Shot in stark black and white, the camera follows Ben around as he discusses the finer points of mass murdering the elderly, suffocating small children to death with pillows and gang-raping home invasion victims. There’s no way a film this grim and nihilistic should seemingly work as a comedy, but – amazingly – it actually is pretty damn funny. You know, pending you have a penchant for extremely morbid humor, anyway.
3. Audition (1999)
Takashi Miike is easily one of the most productive and stylistically diverse directors of our time – after all, this is the guy who gave us Ichi the Killer, The Happiness of the Katakuris and Visitor Q in the SAME year. While Miike has tried has hand at horror numerous times, perhaps none of his genre dalliances have been as effective or as memorable as Audition, a film notorious for both its sudden tonal shifts and immensely unsettling grand finale.
While the film starts off as a rather by-the-books drama about a widower, it doesn’t take long for the film to take on a more sinister tone. Miike definitely knows how to let the tension mount, building a thoroughly unpleasant – yet undeniably captivating – pressure cooker of a movie that explodes with some of the most unnerving violence ever depicted in cinema. While its torture porn imitators may have upped the ante in terms of blood and ickiness, the intensity of Audition’s third act remains unparalleled – and perhaps may never be topped.
2. The Silence of The Lambs (1991)
Well, what more can be said about this movie? Jonathan Demme’s Oscar-winning psychological thriller represents one of the few times hoity toity cinema snobs and hardcore horror hounds lauded the same material, and since it’s the only slasher film in history to ever win Best Picture honors, you don’t need me to tell you it’s a truly transcendent genre flick.
Everybody’s got their favorite aspect of the movie – some dig Anthony Hopkins’ chilling performance as Hannibal the Cannibal, while others just love Buffalo Bill’s unique interpretive dance moves – but despite becoming such a huge part of 1990s pop culture, The Silence of the Lambs amazingly never lost its ability to scare the living crap out of audiences. Despite being a nearly 30-year-old movie, it still feels fresh and nerve-wracking – which is something you definitely can’t say about too many of its cinema contemporaries.
1. The Exorcist III: Legion (1990)
William Peter Blatty’s outstanding film, believe it or not, was largely ignored and written off as just another unnecessary sequel when it was first released. Thankfully, the movie has garnered much more appreciation over the last quarter century, with some fans considering it not only on par with the original film, but some considering it an even better (and more terrifying) film than The Exorcist!

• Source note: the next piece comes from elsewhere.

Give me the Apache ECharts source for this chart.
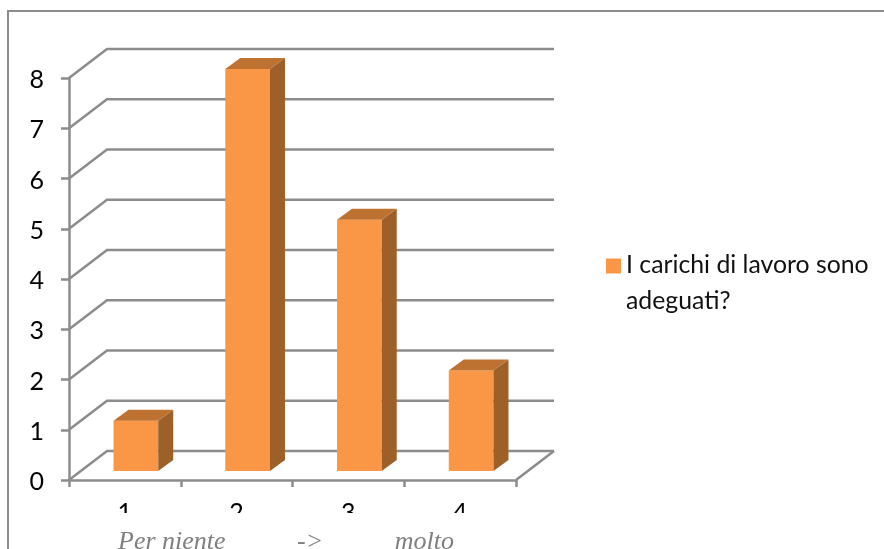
<!DOCTYPE html>
<html>
<head>
<meta charset="utf-8">
<style>html,body{margin:0;padding:0;background:#fff}#c{width:884px;height:549px}</style>
<script src="https://cdn.jsdelivr.net/npm/echarts@6/dist/echarts.min.js"></script>
</head>
<body>
<div id="c"></div>
<script>
const categories = ['1', '2', '3', '4'];
const values = [1, 8, 5, 2];
const gridValues = [0, 1, 2, 3, 4, 5, 6, 7, 8];
const seriesName = 'I carichi di lavoro sono\nadeguati?';
const axisCaption = 'Per niente           ->           molto';

const GRAY = '#8c8c8c', FRONT = '#f99746', SIDE = '#9e6029', TOP = '#bd7232';
const WALL_DX = 38, WALL_DY = -29;
const BAR_OX = 11, BAR_OY = -9, BAR_DX = 15, BAR_DY = -11;
const LW = 2.5;

const chart = echarts.init(document.getElementById('c'), null, {renderer: 'canvas'});

function renderWall(params, api) {
  const cs = params.coordSys;
  const v = api.value(0);
  const y = api.coord([0, v])[1];
  const x0 = cs.x, x1 = cs.x + cs.width;
  const style = {stroke: GRAY, lineWidth: LW, fill: null};
  const children = [{
    type: 'polyline',
    shape: {points: [[x0, y], [x0 + WALL_DX, y + WALL_DY], [x1 + WALL_DX, y + WALL_DY]]},
    style
  }];
  if (v === 0) {
    children.push({
      type: 'line',
      shape: {x1: x1, y1: y, x2: x1 + WALL_DX, y2: y + WALL_DY},
      style
    });
  }
  return {type: 'group', children};
}

function renderBar(params, api) {
  const c = api.coord([api.value(0), api.value(1)]);
  const base = api.coord([api.value(0), 0]);
  const w = api.size([1, 0])[0] * 0.4;
  const l = c[0] + BAR_OX - w / 2, r = l + w;
  const t = c[1] + BAR_OY, b = base[1] + BAR_OY;
  return {
    type: 'group',
    children: [
      {type: 'rect', shape: {x: l, y: t, width: w, height: b - t}, style: {fill: FRONT}},
      {type: 'polygon', shape: {points: [[r, t], [r + BAR_DX, t + BAR_DY], [r + BAR_DX, b + BAR_DY], [r, b]]}, style: {fill: SIDE}},
      {type: 'polygon', shape: {points: [[l, t], [l + BAR_DX, t + BAR_DY], [r + BAR_DX, t + BAR_DY], [r, t]]}, style: {fill: TOP}}
    ]
  };
}

chart.setOption({
  animation: false,
  backgroundColor: '#fff',
  textStyle: {fontFamily: 'Lato'},
  grid: {left: 69, top: 78, width: 447, height: 402},
  xAxis: {
    type: 'category',
    data: categories,
    axisLine: {lineStyle: {color: GRAY, width: LW}},
    axisTick: {show: true, length: 7, alignWithLabel: false, lineStyle: {color: GRAY, width: LW}},
    axisLabel: {color: '#000', fontSize: 25, fontFamily: 'Lato', margin: 20},
    splitLine: {show: false}
  },
  yAxis: {
    type: 'value',
    min: 0,
    max: 8,
    interval: 1,
    axisLine: {show: true, lineStyle: {color: GRAY, width: LW}},
    axisTick: {show: true, length: 8, lineStyle: {color: GRAY, width: LW}},
    axisLabel: {color: '#000', fontSize: 25, fontFamily: 'Lato', margin: 25, verticalAlign: 'top', lineHeight: 4},
    splitLine: {show: false}
  },
  legend: {
    left: 606,
    top: 247,
    padding: 0,
    orient: 'vertical',
    data: [seriesName],
    itemWidth: 15,
    itemHeight: 49,
    itemGap: 0,
    icon: 'path://M0 0H15V15H0Z M0 49h.01v.01z',
    textStyle: {color: '#111', fontSize: 24.8, fontFamily: 'Lato', lineHeight: 36}
  },
  graphic: [
    {type: 'rect', z: 100, silent: true, shape: {x: 30, y: 513, width: 520, height: 36}, style: {fill: '#fff'}},
    {type: 'rect', z: 101, silent: true, shape: {x: 8, y: 11, width: 890, height: 560}, style: {fill: null, stroke: GRAY, lineWidth: 2}},
    {type: 'text', z: 102, silent: true, left: 118, top: 529, style: {text: axisCaption, fill: '#7f7f7f', font: 'italic 26px "Liberation Serif"'}}
  ],
  series: [
    {type: 'custom', name: 'wall', z: 1, coordinateSystem: 'cartesian2d', silent: true,
     data: gridValues.map(v => [v]), encode: {y: 0}, renderItem: renderWall, clip: false},
    {type: 'custom', name: seriesName, z: 2, coordinateSystem: 'cartesian2d',
     itemStyle: {color: FRONT},
     data: values.map((v, i) => [i, v]), encode: {x: 0, y: 1}, renderItem: renderBar, clip: false}
  ]
});
</script>
</body>
</html>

From start to finish, this is an immensely unnerving film, filled to the brim with truly horrifying moments. The nurse scene, the old lady on the ceiling, all of that tomfoolery with the giant scissors – there’s definitely plenty of nightmare fodder to go around. Throw in the phenomenal acting from George C. Scott and Brad Dourif, and you definitely have all the makings of one of the best horror films of any decade.